Indian Sugar Camp by Seth Eastman, 1853.

“A visit to the sugar camp was a great treat to the young folks as well as to the old… All who were able, possessed a sugar camp. My grand-mother had a sugar camp on Bois Blanc Island, about five miles east of Mackinac.

About the first of March nearly half of the inhabitants of our town, as well as many from the garrison, would move to Bois Blanc to prepare for the work. Would that I could describe the lovely spot! Our camp was delightfully situated in the midst of a forest of maple, or a maple grove. One  thousand or more trees claimed our care, and three men and two women were employed to do the work

  After describing methods and materials for making maple syrup, Elizabeth recalled the process of sugar making. In part, she described,

The modus operandi thus: a very bright, brass kettle, was placed over a slow fire…containing about three gallons of syrup, if it was to be made into cakes; if… granulated sugar, two gallons of syrup were used. For the sugar cakes, a board of bass-wood about five or six inches wide, with moulds set in, in form of bears, diamonds, crosses, rabbits, turtles, spheres, etc. When the sugar was cooked to a certain degree it was poured into these moulds. For the granulated sugar, the stirring is continued for a longer time; this being done with a long paddle which looks like a mush stick. This sugar had to be put into the mokok while warm as it was not pack well if cold…”

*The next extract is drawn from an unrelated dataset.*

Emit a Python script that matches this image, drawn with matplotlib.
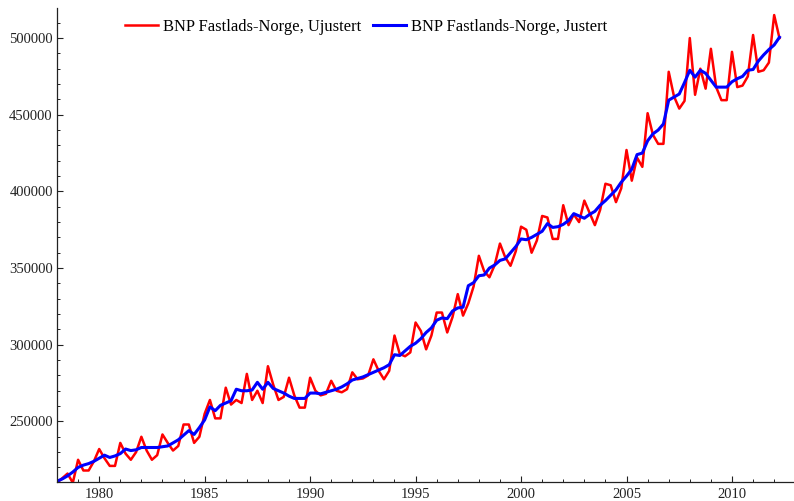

  Today, many Michiganders still enjoy the smell and taste of pure maple products each spring. Though methods have changed, we can all give thanks for trees which produce such sweet sap (with extra to spare), and for many generations of Native Americans whose skills in making maple products were passed down for thousands of years, ensuring we can still share these sweet gifts of the North Woods during this special time of year.